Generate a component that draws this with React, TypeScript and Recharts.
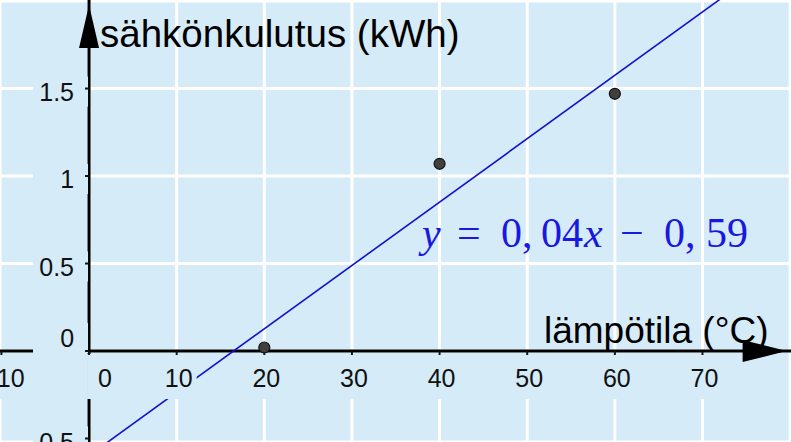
import { CartesianGrid, Customized, ReferenceDot, ReferenceLine, Scatter, ScatterChart, XAxis, YAxis } from 'recharts'

// Mittaukset: lämpötila (°C) ja sähkönkulutus (kWh)
const temperatures = [20, 40, 60]
const consumption = [0.02, 1.07, 1.47]

// Ruudukko ja akselien numerot
const xTicks = [-10, 0, 10, 20, 30, 40, 50, 60, 70, 80]
const yTicks = [-0.5, 0, 0.5, 1, 1.5, 2]
const xTickLabels = ['−10', '0', '10', '20', '30', '40', '50', '60', '70']
const yTickLabels = ['−0.5', '0', '0.5', '1', '1.5']

// Sovitettu suora, päätepisteet kuvasta luettuna
const fitX = [-10, 80]
const fitY = [-0.96, 2.3]

const points = temperatures.map((t, i) => ({ x: t, y: consumption[i] }))

const W = 791
const H = 442
const bg = '#D5EBF7'
const sans = '"Liberation Sans", Arial, sans-serif'

const xTickShape = (label: string, value: number) => (p: any) => {
  const dx = value === 0 ? 16 : 2
  return (
    <g>
      <rect x={p.cx - 18 + dx} y={p.cy + 3} width={36} height={45} fill={bg} />
      <line x1={p.cx} x2={p.cx} y1={p.cy} y2={p.cy + 4} stroke="#111" strokeWidth={2} />
      <text x={p.cx + dx} y={p.cy + 36} textAnchor="middle" fontFamily={sans} fontSize={25} fill="#111">
        {label}
      </text>
    </g>
  )
}

const yTickShape = (label: string, value: number) => (p: any) => {
  const dy = value === 0 ? -4 : 12
  return (
    <g>
      <rect x={33} y={p.cy + dy - 24} width={p.cx - 34} height={30} fill={bg} />
      <line x1={p.cx - 4} x2={p.cx} y1={p.cy} y2={p.cy} stroke="#111" strokeWidth={2} />
      <text x={p.cx - 15} y={p.cy + dy} textAnchor="end" fontFamily={sans} fontSize={25} fill="#111">
        {label}
      </text>
    </g>
  )
}

const upArrow = (p: any) => (
  <polygon points={`${p.cx},${p.cy} ${p.cx - 10},${p.cy + 43} ${p.cx + 10},${p.cy + 43}`} fill="#000" />
)

const rightArrow = (p: any) => (
  <polygon points={`${p.cx},${p.cy} ${p.cx - 44},${p.cy - 11} ${p.cx - 44},${p.cy + 11}`} fill="#000" />
)

const Titles = () => (
  <g>
    <text x={100} y={47} fontFamily={sans} fontSize={38.5} fill="#000">
      sähkönkulutus (kWh)
    </text>
    <text x={544} y={343} fontFamily={sans} fontSize={37} fill="#000">
      lämpötila (°C)
    </text>
    <text y={247} fontFamily='"Liberation Serif", "Times New Roman", serif' fontSize={42} fill="#1818E0">
      <tspan x={422} fontStyle="italic">y</tspan>
      <tspan x={457}>=</tspan>
      <tspan x={501}>0,</tspan>
      <tspan x={541}>04</tspan>
      <tspan x={584} fontStyle="italic">x</tspan>
      <tspan x={620}>−</tspan>
      <tspan x={664}>0,</tspan>
      <tspan x={706}>59</tspan>
    </text>
  </g>
)

export default function App() {
  return (
    <div style={{ position: 'absolute', left: 0, top: 0, width: W, height: H, background: bg }}>
      <ScatterChart width={W} height={H} margin={{ top: 0, right: 0, bottom: 0, left: 0 }}>
        <CartesianGrid stroke="#FFFFFF" strokeWidth={3} />
        <XAxis type="number" dataKey="x" domain={[-10.16, 80.1]} ticks={xTicks} allowDataOverflow hide />
        <YAxis type="number" dataKey="y" domain={[-0.52, 2.006]} ticks={yTicks} allowDataOverflow hide />

        {xTickLabels.map((label, i) => (
          <ReferenceDot key={`xt-${i}`} x={xTicks[i]} y={0} r={0} shape={xTickShape(label, xTicks[i])} />
        ))}
        {yTickLabels.map((label, i) => (
          <ReferenceDot key={`yt-${i}`} x={0} y={yTicks[i]} r={0} shape={yTickShape(label, yTicks[i])} />
        ))}

        <ReferenceLine x={0} stroke="#000" strokeWidth={3} />
        <ReferenceLine y={0} stroke="#000" strokeWidth={3} />
        <ReferenceDot x={0} y={1.977} r={0} shape={upArrow} />
        <ReferenceDot x={79.6} y={0} r={0} shape={rightArrow} />

        <Customized component={Titles} />

        <ReferenceLine
          segment={[
            { x: fitX[0], y: fitY[0] },
            { x: fitX[1], y: fitY[1] },
          ]}
          stroke="#1212CC"
          strokeWidth={1.6}
          ifOverflow="hidden"
        />

        <Scatter
          data={points}
          fill="#3F3F3F"
          stroke="#111"
          strokeWidth={1.2}
          shape={(p: any) => <circle cx={p.cx} cy={p.cy} r={5.5} fill="#404040" stroke="#111" strokeWidth={1.2} />}
          isAnimationActive={false}
        />
      </ScatterChart>
    </div>
  )
}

# Your instructions
With all pictures left out, please transcribe exactly the lines from the start of the material through the line with "const yTickLabels = ['−0.5', '0', '0.5', '1', '1.5']".

# Completed exercise
Generate a component that draws this with React, TypeScript and Recharts.
import { CartesianGrid, Customized, ReferenceDot, ReferenceLine, Scatter, ScatterChart, XAxis, YAxis } from 'recharts'

// Mittaukset: lämpötila (°C) ja sähkönkulutus (kWh)
const temperatures = [20, 40, 60]
const consumption = [0.02, 1.07, 1.47]

// Ruudukko ja akselien numerot
const xTicks = [-10, 0, 10, 20, 30, 40, 50, 60, 70, 80]
const yTicks = [-0.5, 0, 0.5, 1, 1.5, 2]
const xTickLabels = ['−10', '0', '10', '20', '30', '40', '50', '60', '70']
const yTickLabels = ['−0.5', '0', '0.5', '1', '1.5']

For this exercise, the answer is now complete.